The Financial Accounting Standards Board (FASB)
, which works with the PCC to determine whether and when to modify US GAAP for private companies, will discuss the proposed alternatives and also consider the applicability of these alternatives to publicly traded companies and not-for-profit organizations in the coming weeks. If the FASB decides to endorse the alternatives, they will be issued as final accounting standards updates.
The first proposed US GAAP alternative – Accounting for Certain Receive-Variable, Pay-Fixed Interest Rate Swaps – would give private companies, other than financial institutions, the option to use a simplified hedge accounting approach to account for certain types of interest rate swaps that are entered into for the purpose of economically converting variable-rate interest payments to fixed-rate payments.
The alternative would also extend the exemption from certain fair value disclosures to private companies for which such swaps are their only derivatives, according to the FASB.
The finalized proposal for the alternative on interest rate swaps is different from the original proposal
the PCC issued in May.
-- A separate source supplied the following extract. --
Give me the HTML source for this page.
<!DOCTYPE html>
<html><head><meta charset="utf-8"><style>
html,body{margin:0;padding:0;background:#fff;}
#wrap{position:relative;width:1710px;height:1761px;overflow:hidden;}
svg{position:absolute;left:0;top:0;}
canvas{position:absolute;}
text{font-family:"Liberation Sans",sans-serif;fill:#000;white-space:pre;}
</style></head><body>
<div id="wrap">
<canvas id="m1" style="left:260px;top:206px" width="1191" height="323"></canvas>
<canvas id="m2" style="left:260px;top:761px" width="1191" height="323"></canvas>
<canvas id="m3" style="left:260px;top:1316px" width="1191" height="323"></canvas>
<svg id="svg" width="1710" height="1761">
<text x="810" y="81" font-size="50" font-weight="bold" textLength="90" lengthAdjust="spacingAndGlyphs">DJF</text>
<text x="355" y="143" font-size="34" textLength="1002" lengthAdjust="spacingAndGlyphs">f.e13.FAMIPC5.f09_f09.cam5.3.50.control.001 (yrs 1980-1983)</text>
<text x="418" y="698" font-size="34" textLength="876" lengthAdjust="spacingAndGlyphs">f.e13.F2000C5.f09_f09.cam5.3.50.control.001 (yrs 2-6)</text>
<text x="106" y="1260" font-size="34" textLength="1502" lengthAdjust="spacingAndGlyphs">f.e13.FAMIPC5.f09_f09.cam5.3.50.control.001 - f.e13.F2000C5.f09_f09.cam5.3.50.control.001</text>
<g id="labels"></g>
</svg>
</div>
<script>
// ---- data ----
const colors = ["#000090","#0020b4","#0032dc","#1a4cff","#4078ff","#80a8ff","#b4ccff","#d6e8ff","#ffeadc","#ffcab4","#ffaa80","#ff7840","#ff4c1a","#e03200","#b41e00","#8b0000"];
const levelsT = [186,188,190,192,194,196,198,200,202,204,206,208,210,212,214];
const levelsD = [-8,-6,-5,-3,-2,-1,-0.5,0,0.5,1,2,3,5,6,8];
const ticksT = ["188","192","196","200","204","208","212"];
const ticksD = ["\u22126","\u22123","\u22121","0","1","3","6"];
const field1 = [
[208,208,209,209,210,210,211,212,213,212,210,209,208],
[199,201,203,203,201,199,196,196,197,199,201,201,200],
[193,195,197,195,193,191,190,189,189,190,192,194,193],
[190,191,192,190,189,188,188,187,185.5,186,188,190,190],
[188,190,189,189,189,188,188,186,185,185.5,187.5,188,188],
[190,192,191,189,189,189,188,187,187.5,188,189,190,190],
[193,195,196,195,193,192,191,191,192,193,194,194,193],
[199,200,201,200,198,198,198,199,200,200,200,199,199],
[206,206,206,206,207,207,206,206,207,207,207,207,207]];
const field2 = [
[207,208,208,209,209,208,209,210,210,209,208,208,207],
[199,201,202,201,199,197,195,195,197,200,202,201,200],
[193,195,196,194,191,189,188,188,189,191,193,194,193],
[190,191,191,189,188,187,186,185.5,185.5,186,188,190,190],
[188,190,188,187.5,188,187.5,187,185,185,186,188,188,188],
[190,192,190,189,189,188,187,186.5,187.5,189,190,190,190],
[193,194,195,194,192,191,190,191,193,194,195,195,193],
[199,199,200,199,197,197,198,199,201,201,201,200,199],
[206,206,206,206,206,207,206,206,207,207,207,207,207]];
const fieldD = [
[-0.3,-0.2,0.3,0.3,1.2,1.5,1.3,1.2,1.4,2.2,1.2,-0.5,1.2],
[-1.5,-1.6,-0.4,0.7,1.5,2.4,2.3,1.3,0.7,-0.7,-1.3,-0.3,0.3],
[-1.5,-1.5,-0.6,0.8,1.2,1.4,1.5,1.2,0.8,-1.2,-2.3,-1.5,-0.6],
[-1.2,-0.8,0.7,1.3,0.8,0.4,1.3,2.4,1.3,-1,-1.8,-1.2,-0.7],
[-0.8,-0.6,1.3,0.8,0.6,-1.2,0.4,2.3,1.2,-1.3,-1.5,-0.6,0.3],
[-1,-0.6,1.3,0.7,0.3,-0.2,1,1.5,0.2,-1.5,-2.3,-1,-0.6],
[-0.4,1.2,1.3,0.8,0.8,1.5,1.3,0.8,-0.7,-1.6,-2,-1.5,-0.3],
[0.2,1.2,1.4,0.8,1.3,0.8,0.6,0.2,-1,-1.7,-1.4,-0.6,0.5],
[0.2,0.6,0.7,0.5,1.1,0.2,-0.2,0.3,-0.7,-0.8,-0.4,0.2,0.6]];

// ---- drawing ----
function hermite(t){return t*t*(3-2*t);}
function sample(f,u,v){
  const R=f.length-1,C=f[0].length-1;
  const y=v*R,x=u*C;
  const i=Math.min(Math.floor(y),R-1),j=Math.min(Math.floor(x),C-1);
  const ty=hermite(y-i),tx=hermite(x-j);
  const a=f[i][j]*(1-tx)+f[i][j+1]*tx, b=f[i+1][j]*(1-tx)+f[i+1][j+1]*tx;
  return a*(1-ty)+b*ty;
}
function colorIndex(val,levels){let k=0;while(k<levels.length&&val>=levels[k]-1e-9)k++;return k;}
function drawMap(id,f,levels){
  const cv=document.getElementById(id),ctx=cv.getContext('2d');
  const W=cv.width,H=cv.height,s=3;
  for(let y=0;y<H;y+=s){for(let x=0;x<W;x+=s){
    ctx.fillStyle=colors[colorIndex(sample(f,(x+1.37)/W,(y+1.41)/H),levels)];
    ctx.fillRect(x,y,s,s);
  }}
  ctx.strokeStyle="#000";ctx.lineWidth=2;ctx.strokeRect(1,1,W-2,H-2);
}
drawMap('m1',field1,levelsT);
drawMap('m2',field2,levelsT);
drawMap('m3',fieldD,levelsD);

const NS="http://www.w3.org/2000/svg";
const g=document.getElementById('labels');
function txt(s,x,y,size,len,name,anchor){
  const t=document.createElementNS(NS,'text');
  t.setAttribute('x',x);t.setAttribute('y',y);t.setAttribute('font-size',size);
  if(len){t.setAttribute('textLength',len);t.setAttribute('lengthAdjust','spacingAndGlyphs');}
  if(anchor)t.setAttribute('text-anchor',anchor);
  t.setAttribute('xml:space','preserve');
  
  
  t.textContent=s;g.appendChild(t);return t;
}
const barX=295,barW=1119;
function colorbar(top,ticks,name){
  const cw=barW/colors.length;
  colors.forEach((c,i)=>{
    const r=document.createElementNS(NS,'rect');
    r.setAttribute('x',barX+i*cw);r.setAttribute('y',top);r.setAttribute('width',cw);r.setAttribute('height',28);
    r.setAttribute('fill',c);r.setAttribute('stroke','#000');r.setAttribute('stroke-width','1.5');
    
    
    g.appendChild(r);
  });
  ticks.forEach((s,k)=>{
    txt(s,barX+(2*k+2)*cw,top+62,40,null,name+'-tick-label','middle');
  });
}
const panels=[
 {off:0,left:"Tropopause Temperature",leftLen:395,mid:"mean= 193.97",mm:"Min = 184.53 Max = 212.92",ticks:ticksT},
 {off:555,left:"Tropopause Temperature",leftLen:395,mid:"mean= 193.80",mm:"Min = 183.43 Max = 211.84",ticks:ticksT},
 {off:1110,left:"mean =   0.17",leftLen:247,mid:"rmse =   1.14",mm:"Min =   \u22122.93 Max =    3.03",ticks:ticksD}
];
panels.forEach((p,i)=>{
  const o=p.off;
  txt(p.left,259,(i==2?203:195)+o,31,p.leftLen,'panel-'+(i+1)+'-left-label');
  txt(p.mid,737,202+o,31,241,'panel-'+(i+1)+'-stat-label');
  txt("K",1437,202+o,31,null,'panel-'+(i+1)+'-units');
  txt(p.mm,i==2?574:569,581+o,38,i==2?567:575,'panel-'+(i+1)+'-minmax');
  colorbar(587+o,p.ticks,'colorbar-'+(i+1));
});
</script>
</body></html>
The original proposal enabled private companies to use both a simplified hedge accounting approach and a combined instruments approach to account for certain types of interest rate swaps.
The PCC decided to separate the combined instruments approach from the revised proposal and directed FASB staff to conduct more research on the combined instruments approach for further discussion at a future meeting.
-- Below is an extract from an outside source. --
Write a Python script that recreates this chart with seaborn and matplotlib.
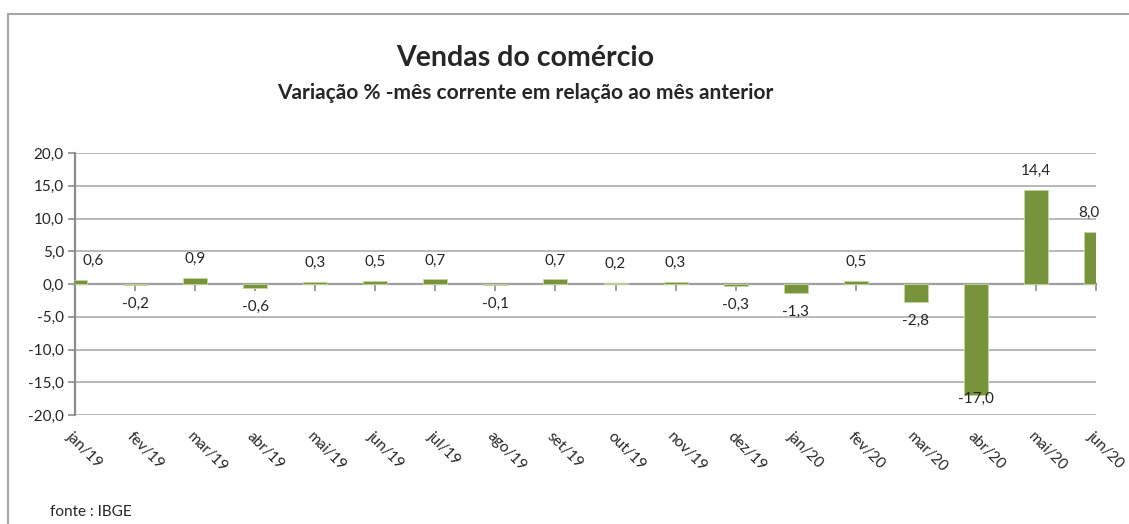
import matplotlib
matplotlib.use("Agg")
import matplotlib.pyplot as plt
import matplotlib.ticker as ticker
import matplotlib.transforms as mtransforms
from matplotlib.lines import Line2D
import seaborn as sns

# DADOS
meses = ["jan/19", "fev/19", "mar/19", "abr/19", "mai/19", "jun/19", "jul/19", "ago/19", "set/19",
         "out/19", "nov/19", "dez/19", "jan/20", "fev/20", "mar/20", "abr/20", "mai/20", "jun/20"]
variacao = [0.6, -0.2, 0.9, -0.6, 0.3, 0.5, 0.7, -0.1, 0.7,
            0.2, 0.3, -0.3, -1.3, 0.5, -2.8, -17.0, 14.4, 8.0]

titulo = "Vendas do comércio"
subtitulo = "Variação % -mês corrente em relação ao mês anterior"
fonte = "fonte : IBGE"

VERDE = "#77933C"
CINZA = "#A6A6A6"
CINZA_EIXO = "#8C8C8C"

sns.set_style("white")
plt.rcParams["font.family"] = ["Lato", "DejaVu Sans"]

fig = plt.figure(figsize=(11.29, 5.24), dpi=100)
ax = fig.add_axes([75 / 1129, 1 - 415 / 524, (1096 - 75) / 1129, (415 - 153) / 524])

sns.barplot(x=meses, y=variacao, color=VERDE, saturation=1, width=0.4,
            edgecolor="#C4D79B", linewidth=0.6, ax=ax, zorder=3)

ax.set_xlim(0, len(meses) - 1)
ax.set_ylim(-20, 20)
ax.set_yticks(range(-20, 21, 5))
ax.yaxis.set_major_formatter(ticker.FuncFormatter(lambda v, pos: f"{v:.1f}".replace(".", ",")))
ax.grid(axis="y", color=CINZA, linewidth=1.1, zorder=0)
ax.set_axisbelow(True)

for s in ["top", "right", "bottom"]:
    ax.spines[s].set_visible(False)
ax.spines["left"].set_color(CINZA_EIXO)
ax.spines["left"].set_linewidth(1.6)
ax.tick_params(axis="y", direction="out", length=5, width=1.2, color=CINZA_EIXO,
               labelsize=11, pad=3, left=True)

# ROTULOS DO EIXO X EMBAIXO
ax.set_xlabel("")
ax.set_ylabel("")
ax.tick_params(axis="x", length=0, pad=14, labelsize=11)
desloc = mtransforms.ScaledTranslation(-6 / 100, 0, fig.dpi_scale_trans)
for lbl in ax.get_xticklabels():
    lbl.set_rotation(-45)
    lbl.set_ha("left")
    lbl.set_va("center")
    lbl.set_rotation_mode("anchor")
    lbl.set_transform(lbl.get_transform() + desloc)

# LINHA DO ZERO COM MARCAS
eixo0 = ax.secondary_xaxis(0.4999)
eixo0.set_xticks(range(len(meses)))
eixo0.set_xticklabels([])
eixo0.spines["bottom"].set_color(CINZA_EIXO)
eixo0.spines["bottom"].set_linewidth(1.6)
eixo0.tick_params(axis="x", direction="out", length=5, width=1.2, color=CINZA_EIXO)

# ROTULOS DE DADOS
for i, v in enumerate(variacao):
    xt = min(max(i, 0.3), len(meses) - 1.12)
    if v >= 0:
        yt = v + 2.9
    else:
        yt = max(v - 2.9, -17.5)
    ax.text(xt, yt, f"{v:.1f}".replace(".", ","), ha="center", va="center", fontsize=11,
            zorder=5)

fig.text(525 / 1129, 1 - 58 / 524, titulo, ha="center", va="center", fontsize=20.5, fontweight="bold")
fig.text(525 / 1129, 1 - 93 / 524, subtitulo, ha="center", va="center", fontsize=15,
         fontweight="bold")
fig.text(50 / 1129, 1 - 512 / 524, fonte, ha="left", va="center", fontsize=11)

# MOLDURA
fig.add_artist(Line2D([8 / 1129, 1], [1 - 14 / 524, 1 - 14 / 524], color=CINZA, linewidth=1.5))
fig.add_artist(Line2D([8 / 1129, 8 / 1129], [0, 1 - 14 / 524], color=CINZA, linewidth=1.5))

fig.savefig("out.png", dpi=100)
The second proposed GAAP alternative – Accounting for Goodwill Subsequent to a Business Combination – would permit a private company to subsequently amortize goodwill over a period of ten years, or less under certain circumstances, and to apply a simplified impairment model to goodwill. Goodwill is defined by the FASB as the residual asset recognized in a business combination after recognizing all other identifiable assets acquired and liabilities assumed.
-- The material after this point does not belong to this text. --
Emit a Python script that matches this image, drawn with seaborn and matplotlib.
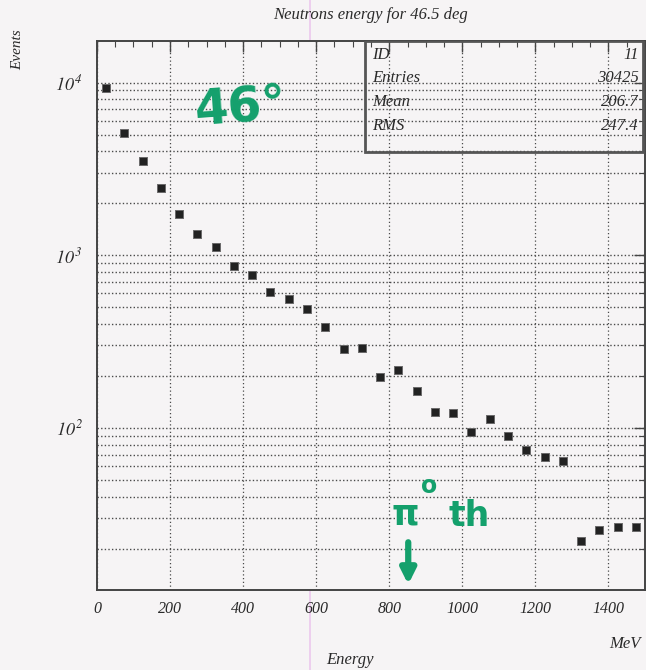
import numpy as np
import pandas as pd
import seaborn as sns
import matplotlib.pyplot as plt
import matplotlib.patches as mpatches
from matplotlib.lines import Line2D
from matplotlib.ticker import LogLocator, MultipleLocator, FixedLocator

# histogram of neutron energies, 50 MeV bins
energy_mev = [25, 75, 125, 175, 225, 275, 325, 375, 425, 475,
              525, 575, 625, 675, 725, 775, 825, 875, 925, 975,
              1025, 1075, 1125, 1175, 1225, 1275, 1325, 1375, 1425, 1475]
events = [9280, 5090, 3535, 2466, 1721, 1325, 1114, 871, 770, 611,
          559, 490, 386, 286, 290, 198, 215, 164, 124, 122,
          94, 112, 90, 74, 68, 64, 22, 25.5, 26.5, 26.5]

stat_names = ['ID', 'Entries', 'Mean', 'RMS']
stat_values = ['11', '30425', '206.7', '247.4']

x_ticks = [0, 200, 400, 600, 800, 1000, 1200, 1400]

df = pd.DataFrame({'energy': energy_mev, 'events': events})

sns.set_style('white')
plt.rcParams['font.family'] = ['Liberation Serif', 'DejaVu Serif']
plt.rcParams['font.style'] = 'italic'
plt.rcParams['mathtext.fontset'] = 'stix'
plt.rcParams['mathtext.default'] = 'it'

bg = '#f6f4f5'
ink = '#2a2a2a'
fig = plt.figure(figsize=(6.46, 6.70), dpi=100, facecolor=bg)
ax = fig.add_axes([0.150, 0.1194, 0.8485, 0.8194])
ax.set_facecolor(bg)

ax.set_yscale('log')
ax.set_xlim(0, 1500)
ax.set_ylim(11.5, 17400)

# ROOT style dotted grid
ax.xaxis.set_major_locator(FixedLocator(x_ticks))
ax.xaxis.set_minor_locator(MultipleLocator(50))
ax.yaxis.set_major_locator(LogLocator(base=10))
ax.yaxis.set_minor_locator(LogLocator(base=10, subs=np.arange(2, 10)))
ax.grid(True, which='major', axis='x', color='#4a4a4a', linestyle=(0, (1, 2)), lw=0.9)
ax.grid(True, which='both', axis='y', color='#4a4a4a', linestyle=(0, (1, 1.6)), lw=1.0)
ax.set_axisbelow(True)

sns.scatterplot(data=df, x='energy', y='events', ax=ax, marker='s', s=26,
                color='#222222', edgecolor='#6a6a6a', linewidth=0.7, zorder=3)

ax.tick_params(which='both', direction='in', top=True, right=True,
               colors='#444444', labelcolor=ink, labelsize=11.5)
ax.tick_params(which='major', length=8, width=1)
ax.tick_params(which='minor', length=4, width=0.8)
ax.tick_params(axis='x', pad=8)
ax.tick_params(axis='y', pad=10)
ax.set_xticklabels([str(t) for t in x_ticks])
ax.set_yticks([100, 1000, 10000])
ax.set_yticklabels(['$10^{\\,2}$', '$10^{\\,3}$', '$10^{\\,4}$'], fontsize=13)
for s in ax.spines.values():
    s.set_color('#444444')
    s.set_linewidth(1.4)

ax.set_xlabel('')
ax.set_ylabel('')

# stats box
box = mpatches.Rectangle((0.489, 0.798), 0.508, 0.202, transform=ax.transAxes,
                         fill=False, edgecolor='#555555', lw=2, zorder=4)
ax.add_patch(box)
row_y = [0.975, 0.932, 0.889, 0.845]
for name, val, yy in zip(stat_names, stat_values, row_y):
    ax.text(0.502, yy, name, transform=ax.transAxes, fontsize=12,
            color=ink, va='center', ha='left', zorder=5)
    ax.text(0.988, yy, val, transform=ax.transAxes, fontsize=12,
            color=ink, va='center', ha='right', zorder=5)

fig.text(0.574, 1 - 15 / 670, 'Neutrons energy for 46.5 deg', ha='center',
         va='center', fontsize=12, color=ink)
fig.text(0.027, 1 - 50 / 670, 'Events', rotation=90, ha='center', va='center',
         fontsize=11, color=ink)
fig.text(350 / 646, 1 - 660 / 670, 'Energy', ha='center', va='center',
         fontsize=12, color=ink)
fig.text(625 / 646, 1 - 644 / 670, 'MeV', ha='center', va='center',
         fontsize=12, color=ink)

# green handwritten notes
green = '#14a06c'
hand = dict(color=green, fontweight='bold', fontfamily='DejaVu Sans',
            fontstyle='normal', ha='center', va='center', zorder=6)
ax.text(0.262, 0.88, '46°', transform=ax.transAxes, fontsize=35, rotation=4, **hand)
ax.text(0.562, 0.137, 'π', transform=ax.transAxes, fontsize=25, **hand)
ax.text(0.606, 0.19, 'o', transform=ax.transAxes, fontsize=17, **hand)
ax.text(0.68, 0.135, 'th', transform=ax.transAxes, fontsize=25, **hand)
ax.annotate('', xy=(0.568, 0.005), xytext=(0.568, 0.092), xycoords='axes fraction',
            textcoords='axes fraction', zorder=6,
            arrowprops=dict(arrowstyle='-|>', color=green, lw=4.5, mutation_scale=22))

# faint scanner streak
fig.add_artist(Line2D([310 / 646, 310 / 646], [0, 1], transform=fig.transFigure,
                      color='#e8b6ea', lw=1.2, alpha=0.7, zorder=0))

plt.savefig('out.png', dpi=100, facecolor=bg)
plt.close()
The original proposals of both alternatives as well as an accounting proposal on intangible assets acquired in business combinations were endorsed by the FASB
on June 10. The public comment period
on the three PCC accounting proposals' exposure drafts ended on August 23.
PCC Chairman Billy Atkinson said in a written statement that the PCC and the FASB received significant stakeholder input on the alternatives for interest rate swaps and goodwill.
"Based on this input, the PCC was able to finalize two proposals addressing issues users, preparers, and public accountants of private company financial statements have told us are a priority," he said. "We look forward to receiving the FASB's endorsement on the alternatives in the coming weeks so that 2013 implementation is possible."
The third accounting proposal, PCC Issue No. 13-01A – Accounting for Identifiable Intangible Assets in a Business Combination – was also discussed at the PCC meeting on Tuesday. The proposal modifies the requirement for private companies to separately recognize fewer intangible assets acquired in a business combination. The PCC directed FASB staff to conduct more research for further discussion at a future meeting.
The next PCC meeting will be held on November 12.